For the record the best presentations I have heard since 2010 have been from Dave McCobb.
Since I attended the workshop on campaigning through social media at Bournemouth, I know at least one of the new methods Elaine was referring to – and she’s right.
I would though like to both agree and disagree with her about Focus leaflets. She’s absolutely right that other parties have copied us and also local authority information leaflets and newsletters have got vastly more readable and attractively-presented since the early days of community politics. We tend to get stuck in an orthodoxy about not only the importance of leaflets but also their layout: I’ve been told strongly that a locally-designed leaflet was “old-fashioned” and the ALDC template was much better, but I’ve seen stuff from the Tories that looked exactly like the ALDC style and we’ve had some reason to think that leaflets that looked different – even if old-fashioned – got more attention because they were unexpected.
During the general election we seemed in some target seats to be putting out leaflets obsessionally to the extent that people who could canvass were always being asked to deliver instead.

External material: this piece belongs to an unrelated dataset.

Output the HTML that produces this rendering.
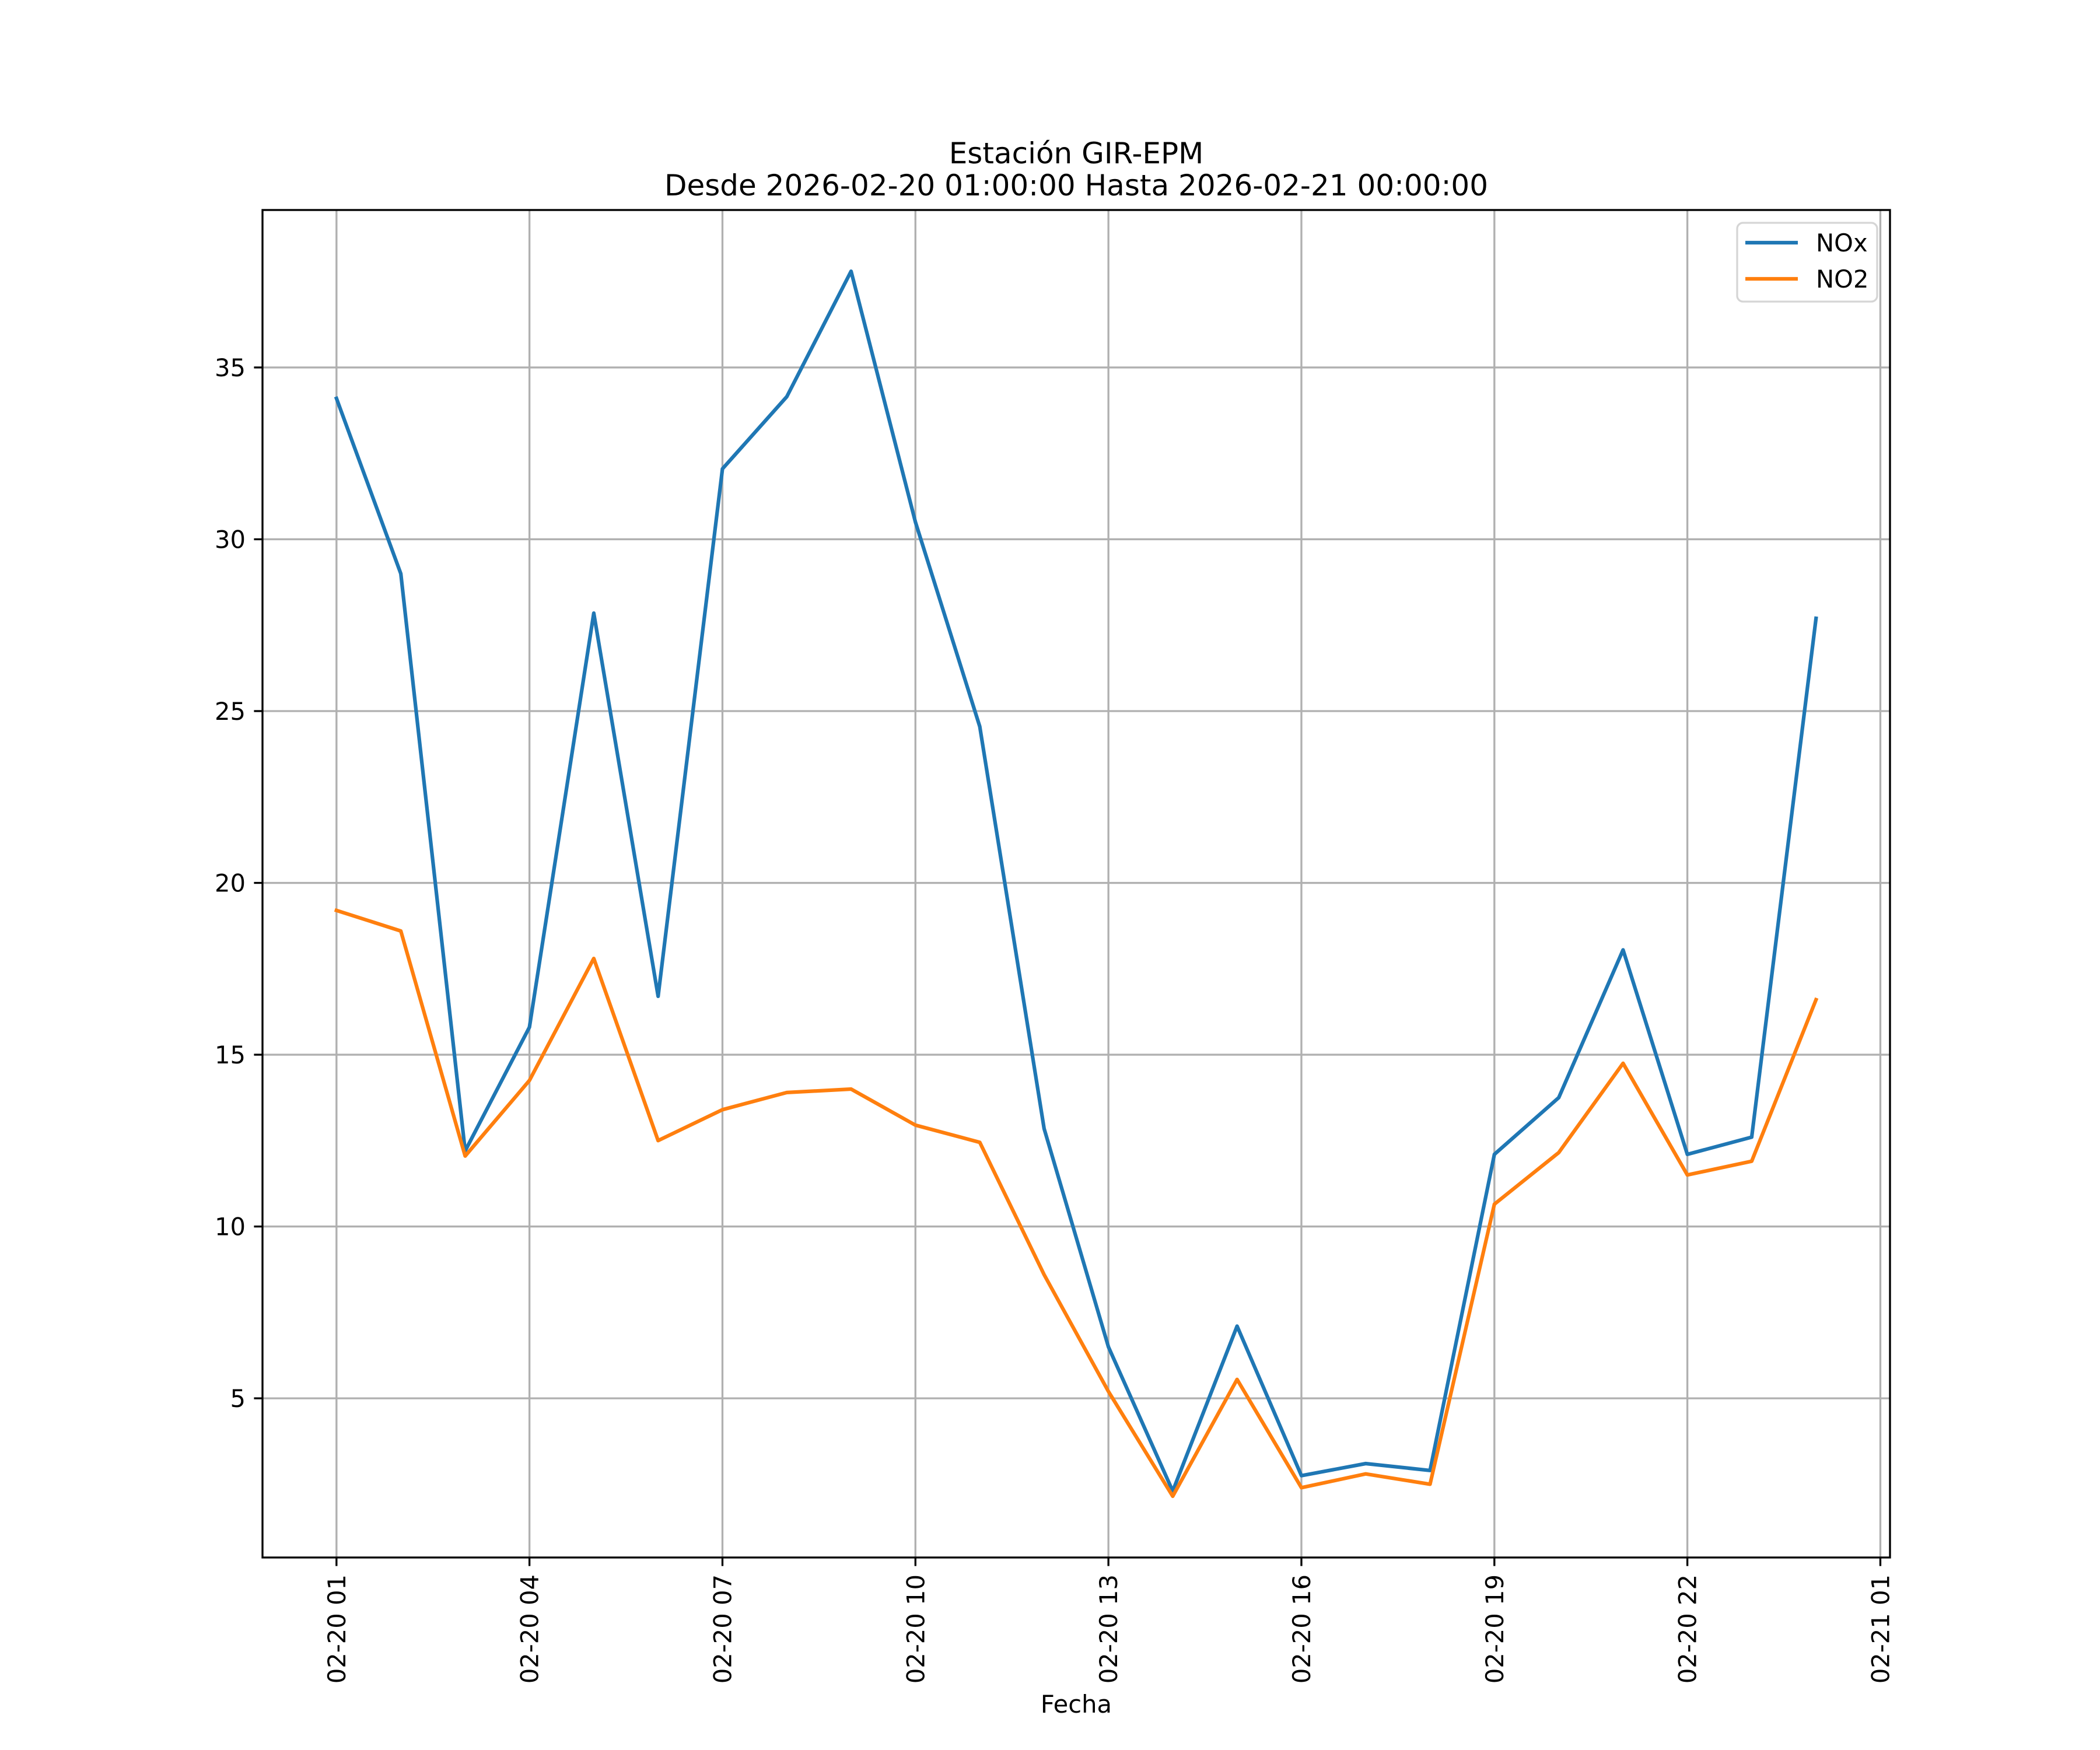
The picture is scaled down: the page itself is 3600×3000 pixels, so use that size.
<!DOCTYPE html>
<html><head><meta charset="utf-8"><style>
html,body{margin:0;padding:0;background:#fff;}
svg{display:block;font-family:"DejaVu Sans","Liberation Sans",sans-serif;}
</style></head><body>
<svg id="chart" width="3600" height="3000" viewBox="0 0 3600 3000" xmlns="http://www.w3.org/2000/svg">
<rect width="3600" height="3000" fill="#fff"/>
<text x="1845" y="280" font-size="50" text-anchor="middle">Estación GIR-EPM</text>
<text x="1845" y="335" font-size="50" text-anchor="middle">Desde 2026-02-20 01:00:00 Hasta 2026-02-21 00:00:00</text>
<g id="grid"></g>
<g id="series"></g>
<g id="axes"></g>
<text x="1845" y="2936" font-size="41.67" text-anchor="middle">Fecha</text>
<g>
<rect x="2978" y="382" width="240" height="135" rx="10" fill="#fff" fill-opacity="0.8" stroke="#d5d5d5" stroke-width="3.3"/>
<line x1="2992" y1="416" x2="3082" y2="416" stroke="#1f77b4" stroke-width="6.25"/>
<text x="3113" y="431" font-size="41.67">NOx</text>
<line x1="2992" y1="478" x2="3082" y2="478" stroke="#ff7f0e" stroke-width="6.25"/>
<text x="3113" y="493" font-size="41.67">NO2</text>
</g>
</svg>
<script>
const hours = [0,1,2,3,4,5,6,7,8,9,10,11,12,13,14,15,16,17,18,19,20,21,22,23];
const noxValues = [34.1,29.0,12.2,15.8,27.85,16.7,32.05,34.15,37.8,30.5,24.55,12.85,6.5,2.3,7.1,2.75,3.1,2.9,12.1,13.75,18.05,12.1,12.6,27.7];
const no2Values = [19.2,18.6,12.05,14.25,17.8,12.5,13.4,13.9,14.0,12.95,12.45,8.6,5.2,2.15,5.55,2.4,2.8,2.5,10.65,12.15,14.75,11.5,11.9,16.6];
const yTicks = [5,10,15,20,25,30,35];
const xTickHours = [0,3,6,9,12,15,18,21,24];
const xTickLabels = ["02-20 01","02-20 04","02-20 07","02-20 10","02-20 13","02-20 16","02-20 19","02-20 22","02-21 01"];

const NS = "http://www.w3.org/2000/svg";
const L = 450, R = 3240, T = 360, B = 2670;
const hMin = Math.min(...hours), hMax = Math.max(...hours);
const xm = (hMax - hMin) * 0.05;
const x0 = hMin - xm, x1 = hMax + xm;
const all = noxValues.concat(no2Values);
const vMin = Math.min(...all), vMax = Math.max(...all);
const ym = (vMax - vMin) * 0.05;
const y0 = vMin - ym, y1 = vMax + ym;
function xs(h){ return L + (h - x0) / (x1 - x0) * (R - L); }
function ys(v){ return B - (v - y0) / (y1 - y0) * (B - T); }
function mk(tag, attrs, parent){ const e = document.createElementNS(NS, tag); for (const k in attrs) e.setAttribute(k, attrs[k]); parent.appendChild(e); return e; }

const grid = document.getElementById('grid');
const axes = document.getElementById('axes');
const series = document.getElementById('series');

yTicks.forEach((v) => {
  const y = ys(v);
  const g = mk('line', {x1:L, x2:R, y1:y, y2:y, stroke:'#b0b0b0', 'stroke-width':3.33}, grid);
  
  
  const t = mk('line', {x1:L-14.6, x2:L, y1:y, y2:y, stroke:'#000', 'stroke-width':3.33}, axes);
  
  
  const lb = mk('text', {x:L-29, y:y+15, 'font-size':41.67, 'text-anchor':'end'}, axes);
  lb.textContent = String(v);
  
  
});
xTickHours.forEach((h, i) => {
  const x = xs(h);
  const g = mk('line', {x1:x, x2:x, y1:T, y2:B, stroke:'#b0b0b0', 'stroke-width':3.33}, grid);
  
  
  const t = mk('line', {x1:x, x2:x, y1:B, y2:B+14.6, stroke:'#000', 'stroke-width':3.33}, axes);
  
  
  const lb = mk('text', {x:0, y:0, 'font-size':41.67, 'text-anchor':'end', transform:'translate(' + (x+15) + ',' + (B+29) + ') rotate(-90)'}, axes);
  lb.textContent = xTickLabels[i];
  
  
});
const frame = mk('rect', {x:L, y:T, width:R-L, height:B-T, fill:'none', stroke:'#000', 'stroke-width':3.33}, axes);



function drawLine(vals, color, name){
  const pts = vals.map((v, i) => xs(hours[i]).toFixed(1) + ',' + ys(v).toFixed(1)).join(' ');
  const p = mk('polyline', {points:pts, fill:'none', stroke:color, 'stroke-width':6.25, 'stroke-linejoin':'round', 'stroke-linecap':'square'}, series);
  
  
}
drawLine(noxValues, '#1f77b4', 'nox-line');
drawLine(no2Values, '#ff7f0e', 'no2-line');
</script>
</body></html>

But there is one important respect in which the problem is not sticking to old things, but diverting from them. The early Focus leaflets were effective because they raised issues people were telling us about and because they tried with some effect to empower people. They didn’t just say “Focus Team member Bill Gladstone has got the council to fix that broken kerb”, they explained to people how THEY could take action; they assisted campaigns that weren’t always Liberal-controlled and they supported things like setting up residents’ associations. Increasingly this sort of distinctively Liberal thing has been squeezed out and replaced by the sort of marketing other parties can do just as well. The result is reduced credibility.